_Written instruction_: Count lines, not occurrences: report how many lines in the records hold the string "matplotlib", and nothing else.

— Start Exercise materials —

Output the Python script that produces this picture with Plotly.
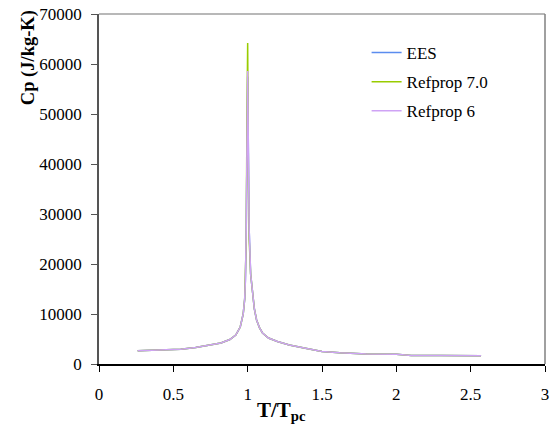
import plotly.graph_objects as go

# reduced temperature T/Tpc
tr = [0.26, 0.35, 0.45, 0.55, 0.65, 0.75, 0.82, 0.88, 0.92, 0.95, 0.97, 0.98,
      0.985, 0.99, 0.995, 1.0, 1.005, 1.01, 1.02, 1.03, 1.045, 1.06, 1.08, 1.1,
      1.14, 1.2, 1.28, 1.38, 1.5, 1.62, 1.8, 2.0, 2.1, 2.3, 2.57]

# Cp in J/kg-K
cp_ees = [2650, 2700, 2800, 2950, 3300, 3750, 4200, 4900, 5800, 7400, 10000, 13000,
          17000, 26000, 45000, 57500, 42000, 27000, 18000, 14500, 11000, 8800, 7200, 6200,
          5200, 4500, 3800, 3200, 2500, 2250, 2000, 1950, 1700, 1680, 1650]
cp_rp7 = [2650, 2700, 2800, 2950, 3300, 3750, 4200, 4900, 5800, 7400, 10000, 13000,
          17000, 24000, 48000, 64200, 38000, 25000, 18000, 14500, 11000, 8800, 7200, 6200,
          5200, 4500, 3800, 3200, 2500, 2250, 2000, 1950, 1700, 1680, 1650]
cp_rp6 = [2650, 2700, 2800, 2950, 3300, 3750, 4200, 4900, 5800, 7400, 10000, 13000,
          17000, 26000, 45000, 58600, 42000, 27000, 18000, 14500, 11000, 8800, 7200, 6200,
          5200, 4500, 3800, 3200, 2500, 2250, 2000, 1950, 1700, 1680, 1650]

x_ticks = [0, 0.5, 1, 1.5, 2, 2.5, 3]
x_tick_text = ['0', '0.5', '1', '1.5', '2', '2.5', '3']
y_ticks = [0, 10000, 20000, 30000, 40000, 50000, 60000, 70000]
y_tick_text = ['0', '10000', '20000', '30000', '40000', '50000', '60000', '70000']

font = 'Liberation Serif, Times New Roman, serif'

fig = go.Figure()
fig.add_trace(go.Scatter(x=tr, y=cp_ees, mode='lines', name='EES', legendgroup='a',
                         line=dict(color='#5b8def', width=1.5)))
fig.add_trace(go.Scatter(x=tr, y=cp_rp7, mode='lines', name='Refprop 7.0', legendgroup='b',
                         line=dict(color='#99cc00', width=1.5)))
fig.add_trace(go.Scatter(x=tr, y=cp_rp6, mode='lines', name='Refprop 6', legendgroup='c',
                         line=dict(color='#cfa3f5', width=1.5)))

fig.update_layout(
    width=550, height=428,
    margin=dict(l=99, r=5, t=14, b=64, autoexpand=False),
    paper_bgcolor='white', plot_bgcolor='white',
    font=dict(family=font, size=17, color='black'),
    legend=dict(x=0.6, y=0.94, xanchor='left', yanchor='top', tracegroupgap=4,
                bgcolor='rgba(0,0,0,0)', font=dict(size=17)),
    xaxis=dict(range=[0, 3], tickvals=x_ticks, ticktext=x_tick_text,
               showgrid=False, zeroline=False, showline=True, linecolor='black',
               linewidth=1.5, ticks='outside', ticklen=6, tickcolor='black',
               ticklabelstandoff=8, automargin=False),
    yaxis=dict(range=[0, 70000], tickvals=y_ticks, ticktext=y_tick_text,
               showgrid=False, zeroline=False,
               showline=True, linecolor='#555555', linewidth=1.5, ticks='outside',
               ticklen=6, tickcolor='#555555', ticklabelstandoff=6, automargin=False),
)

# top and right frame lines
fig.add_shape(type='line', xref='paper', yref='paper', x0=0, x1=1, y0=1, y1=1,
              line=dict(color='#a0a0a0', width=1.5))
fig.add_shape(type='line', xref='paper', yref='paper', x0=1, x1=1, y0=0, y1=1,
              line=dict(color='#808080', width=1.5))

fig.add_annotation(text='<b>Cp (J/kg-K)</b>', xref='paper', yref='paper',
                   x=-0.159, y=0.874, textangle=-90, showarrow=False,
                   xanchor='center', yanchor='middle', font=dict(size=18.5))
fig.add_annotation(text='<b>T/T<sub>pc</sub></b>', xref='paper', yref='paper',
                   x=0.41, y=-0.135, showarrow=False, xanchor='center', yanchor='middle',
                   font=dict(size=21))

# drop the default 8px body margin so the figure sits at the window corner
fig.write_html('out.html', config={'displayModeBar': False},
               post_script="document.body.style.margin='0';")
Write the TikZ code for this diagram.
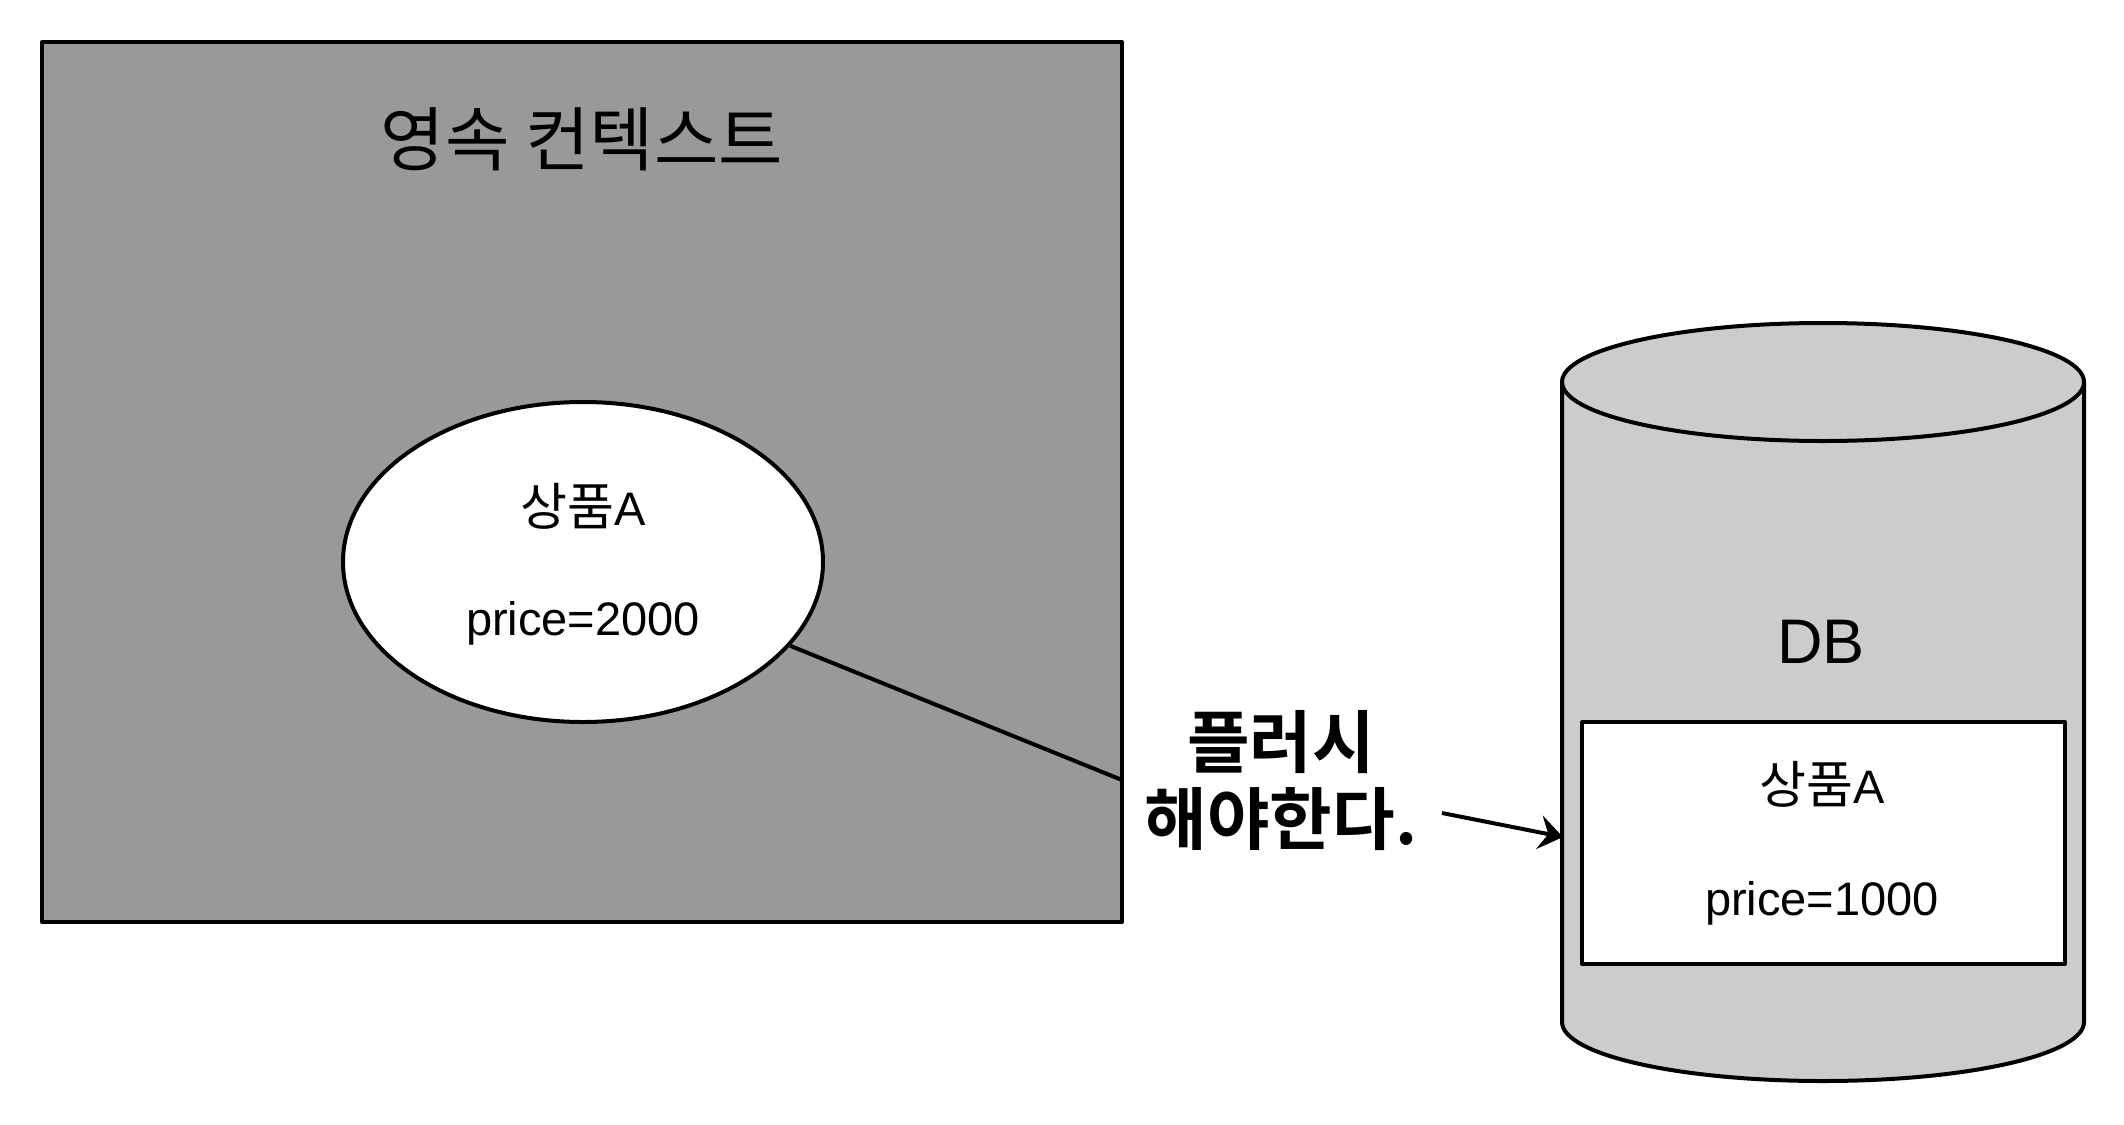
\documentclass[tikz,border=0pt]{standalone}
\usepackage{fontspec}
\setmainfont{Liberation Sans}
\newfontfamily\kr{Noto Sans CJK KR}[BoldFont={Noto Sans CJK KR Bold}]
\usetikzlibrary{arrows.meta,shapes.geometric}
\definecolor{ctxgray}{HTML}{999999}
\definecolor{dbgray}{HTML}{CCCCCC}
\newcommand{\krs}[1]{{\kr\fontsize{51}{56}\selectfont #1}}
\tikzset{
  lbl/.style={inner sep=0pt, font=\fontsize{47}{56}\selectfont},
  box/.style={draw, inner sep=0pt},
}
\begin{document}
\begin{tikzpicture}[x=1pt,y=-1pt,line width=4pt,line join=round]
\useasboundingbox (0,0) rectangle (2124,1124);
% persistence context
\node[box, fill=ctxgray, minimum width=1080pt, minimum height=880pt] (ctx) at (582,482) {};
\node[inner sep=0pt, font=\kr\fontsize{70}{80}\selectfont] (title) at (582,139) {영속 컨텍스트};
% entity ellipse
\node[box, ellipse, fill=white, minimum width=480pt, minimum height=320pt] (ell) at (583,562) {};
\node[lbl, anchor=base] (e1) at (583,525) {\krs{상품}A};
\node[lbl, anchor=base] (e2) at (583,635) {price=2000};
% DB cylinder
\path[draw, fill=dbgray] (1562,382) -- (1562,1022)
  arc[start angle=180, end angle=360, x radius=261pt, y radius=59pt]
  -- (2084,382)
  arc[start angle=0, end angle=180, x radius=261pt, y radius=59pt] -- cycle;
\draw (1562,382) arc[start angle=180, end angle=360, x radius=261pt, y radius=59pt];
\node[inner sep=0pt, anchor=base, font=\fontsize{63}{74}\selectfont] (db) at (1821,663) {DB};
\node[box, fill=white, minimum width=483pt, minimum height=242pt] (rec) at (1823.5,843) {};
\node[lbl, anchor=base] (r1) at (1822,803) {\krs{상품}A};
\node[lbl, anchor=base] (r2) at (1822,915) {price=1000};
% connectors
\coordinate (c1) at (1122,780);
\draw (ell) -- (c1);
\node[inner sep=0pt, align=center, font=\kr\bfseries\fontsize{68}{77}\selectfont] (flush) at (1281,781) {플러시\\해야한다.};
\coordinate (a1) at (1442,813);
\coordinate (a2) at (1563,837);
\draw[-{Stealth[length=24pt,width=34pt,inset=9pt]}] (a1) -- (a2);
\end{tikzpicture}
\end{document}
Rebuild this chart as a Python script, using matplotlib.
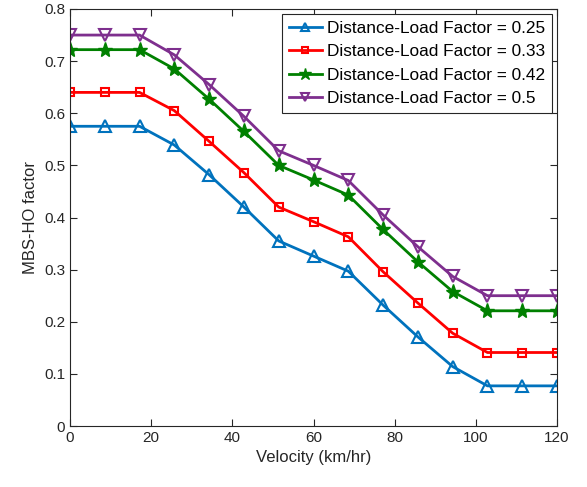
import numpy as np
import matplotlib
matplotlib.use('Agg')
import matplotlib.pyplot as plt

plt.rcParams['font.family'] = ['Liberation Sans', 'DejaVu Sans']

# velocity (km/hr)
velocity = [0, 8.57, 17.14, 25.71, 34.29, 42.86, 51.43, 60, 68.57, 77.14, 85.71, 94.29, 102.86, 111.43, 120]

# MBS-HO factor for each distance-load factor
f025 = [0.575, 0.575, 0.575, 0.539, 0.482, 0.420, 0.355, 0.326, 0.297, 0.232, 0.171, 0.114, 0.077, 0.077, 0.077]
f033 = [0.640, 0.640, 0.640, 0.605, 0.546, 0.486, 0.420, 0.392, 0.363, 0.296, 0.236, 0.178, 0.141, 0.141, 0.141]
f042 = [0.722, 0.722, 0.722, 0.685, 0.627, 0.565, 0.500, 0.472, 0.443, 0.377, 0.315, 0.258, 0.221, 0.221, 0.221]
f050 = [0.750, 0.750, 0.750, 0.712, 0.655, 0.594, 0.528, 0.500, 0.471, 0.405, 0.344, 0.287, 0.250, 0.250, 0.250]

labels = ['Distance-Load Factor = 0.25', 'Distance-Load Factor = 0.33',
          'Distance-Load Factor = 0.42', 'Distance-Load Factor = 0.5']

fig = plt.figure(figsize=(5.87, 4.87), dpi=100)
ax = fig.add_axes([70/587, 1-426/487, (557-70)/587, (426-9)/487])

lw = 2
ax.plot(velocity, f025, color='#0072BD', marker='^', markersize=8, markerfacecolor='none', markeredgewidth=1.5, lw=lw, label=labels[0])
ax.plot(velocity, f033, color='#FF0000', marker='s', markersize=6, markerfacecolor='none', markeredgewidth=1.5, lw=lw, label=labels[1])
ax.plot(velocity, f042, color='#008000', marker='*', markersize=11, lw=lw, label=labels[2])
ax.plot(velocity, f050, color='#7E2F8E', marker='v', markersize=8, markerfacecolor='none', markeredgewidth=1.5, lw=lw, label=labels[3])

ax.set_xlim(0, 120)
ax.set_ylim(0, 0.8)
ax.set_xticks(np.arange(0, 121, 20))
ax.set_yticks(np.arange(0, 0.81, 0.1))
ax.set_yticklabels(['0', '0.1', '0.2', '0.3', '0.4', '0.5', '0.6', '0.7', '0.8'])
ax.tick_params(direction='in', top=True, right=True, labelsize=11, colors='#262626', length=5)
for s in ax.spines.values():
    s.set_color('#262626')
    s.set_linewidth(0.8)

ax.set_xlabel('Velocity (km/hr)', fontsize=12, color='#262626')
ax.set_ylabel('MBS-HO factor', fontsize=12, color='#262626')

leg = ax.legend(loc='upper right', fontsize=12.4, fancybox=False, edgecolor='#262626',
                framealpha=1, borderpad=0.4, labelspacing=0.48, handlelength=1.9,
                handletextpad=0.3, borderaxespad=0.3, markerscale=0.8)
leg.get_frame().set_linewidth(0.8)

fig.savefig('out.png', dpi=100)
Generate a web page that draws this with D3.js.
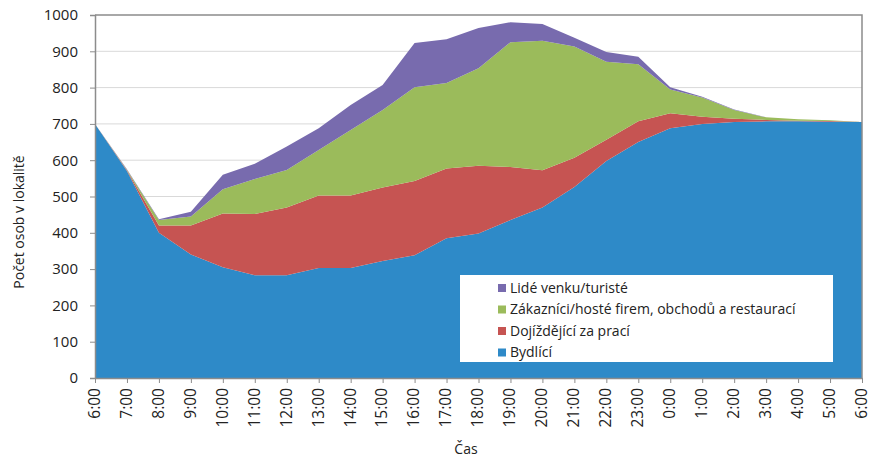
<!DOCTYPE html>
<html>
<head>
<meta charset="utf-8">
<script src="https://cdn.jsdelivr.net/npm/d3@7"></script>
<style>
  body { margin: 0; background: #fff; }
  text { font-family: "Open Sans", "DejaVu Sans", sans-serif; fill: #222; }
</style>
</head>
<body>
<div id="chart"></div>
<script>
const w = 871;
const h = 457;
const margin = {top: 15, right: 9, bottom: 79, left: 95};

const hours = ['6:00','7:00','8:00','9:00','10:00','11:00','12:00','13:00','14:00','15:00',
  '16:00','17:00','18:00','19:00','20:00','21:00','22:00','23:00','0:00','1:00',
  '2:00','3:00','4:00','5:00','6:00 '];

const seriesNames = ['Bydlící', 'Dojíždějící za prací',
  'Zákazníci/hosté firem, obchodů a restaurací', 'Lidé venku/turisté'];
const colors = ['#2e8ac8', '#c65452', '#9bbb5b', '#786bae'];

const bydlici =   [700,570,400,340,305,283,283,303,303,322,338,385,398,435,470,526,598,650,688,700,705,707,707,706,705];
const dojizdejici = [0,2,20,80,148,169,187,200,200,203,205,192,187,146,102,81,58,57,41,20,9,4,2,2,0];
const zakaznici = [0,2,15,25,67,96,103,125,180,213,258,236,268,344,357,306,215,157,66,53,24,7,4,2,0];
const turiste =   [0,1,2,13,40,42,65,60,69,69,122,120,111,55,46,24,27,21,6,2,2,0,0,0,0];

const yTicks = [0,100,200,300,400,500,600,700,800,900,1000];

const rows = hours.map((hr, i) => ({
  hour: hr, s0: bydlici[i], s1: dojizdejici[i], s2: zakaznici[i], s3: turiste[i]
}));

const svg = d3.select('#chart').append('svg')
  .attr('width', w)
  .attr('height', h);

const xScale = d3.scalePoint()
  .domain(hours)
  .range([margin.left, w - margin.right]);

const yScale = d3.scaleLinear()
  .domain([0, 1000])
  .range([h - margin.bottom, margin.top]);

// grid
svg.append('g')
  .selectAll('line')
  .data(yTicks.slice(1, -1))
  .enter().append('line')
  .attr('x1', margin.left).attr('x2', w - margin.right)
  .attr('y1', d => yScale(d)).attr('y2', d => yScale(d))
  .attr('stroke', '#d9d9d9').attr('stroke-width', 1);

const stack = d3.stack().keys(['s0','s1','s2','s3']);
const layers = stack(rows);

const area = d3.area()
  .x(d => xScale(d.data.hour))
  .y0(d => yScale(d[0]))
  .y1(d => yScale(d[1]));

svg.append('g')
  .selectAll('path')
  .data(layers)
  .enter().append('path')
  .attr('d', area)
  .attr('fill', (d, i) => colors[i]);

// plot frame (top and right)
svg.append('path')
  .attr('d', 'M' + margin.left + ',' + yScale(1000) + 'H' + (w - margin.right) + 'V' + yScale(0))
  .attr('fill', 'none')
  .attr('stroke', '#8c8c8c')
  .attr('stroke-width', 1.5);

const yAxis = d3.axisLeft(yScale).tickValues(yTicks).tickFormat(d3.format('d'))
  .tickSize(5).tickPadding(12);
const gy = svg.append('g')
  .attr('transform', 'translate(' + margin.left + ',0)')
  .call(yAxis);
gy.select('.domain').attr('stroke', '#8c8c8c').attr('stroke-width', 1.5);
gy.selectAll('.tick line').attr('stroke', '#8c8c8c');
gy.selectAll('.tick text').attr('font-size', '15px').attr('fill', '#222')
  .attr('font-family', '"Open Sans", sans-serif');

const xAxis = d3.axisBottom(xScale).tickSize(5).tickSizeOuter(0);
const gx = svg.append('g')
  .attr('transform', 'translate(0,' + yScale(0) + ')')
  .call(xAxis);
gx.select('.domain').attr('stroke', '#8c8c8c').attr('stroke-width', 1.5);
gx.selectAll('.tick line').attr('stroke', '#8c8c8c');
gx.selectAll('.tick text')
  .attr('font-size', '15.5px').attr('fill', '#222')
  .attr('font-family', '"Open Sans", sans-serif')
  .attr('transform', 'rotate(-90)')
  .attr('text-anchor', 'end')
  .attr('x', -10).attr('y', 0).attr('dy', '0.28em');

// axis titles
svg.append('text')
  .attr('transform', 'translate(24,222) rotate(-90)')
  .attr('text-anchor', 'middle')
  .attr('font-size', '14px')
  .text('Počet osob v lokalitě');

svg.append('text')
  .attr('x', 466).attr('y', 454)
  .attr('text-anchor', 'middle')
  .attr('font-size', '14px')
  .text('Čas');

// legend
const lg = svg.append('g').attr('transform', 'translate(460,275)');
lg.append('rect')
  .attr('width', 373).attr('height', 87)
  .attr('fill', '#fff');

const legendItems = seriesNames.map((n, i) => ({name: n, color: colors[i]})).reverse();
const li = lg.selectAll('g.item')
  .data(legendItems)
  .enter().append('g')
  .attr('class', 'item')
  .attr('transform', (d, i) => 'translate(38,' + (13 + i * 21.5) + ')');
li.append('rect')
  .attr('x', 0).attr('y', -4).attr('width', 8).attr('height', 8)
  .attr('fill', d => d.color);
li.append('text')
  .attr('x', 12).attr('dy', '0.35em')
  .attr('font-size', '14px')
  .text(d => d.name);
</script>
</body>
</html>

— End Exercise materials —

_Written answer_: 4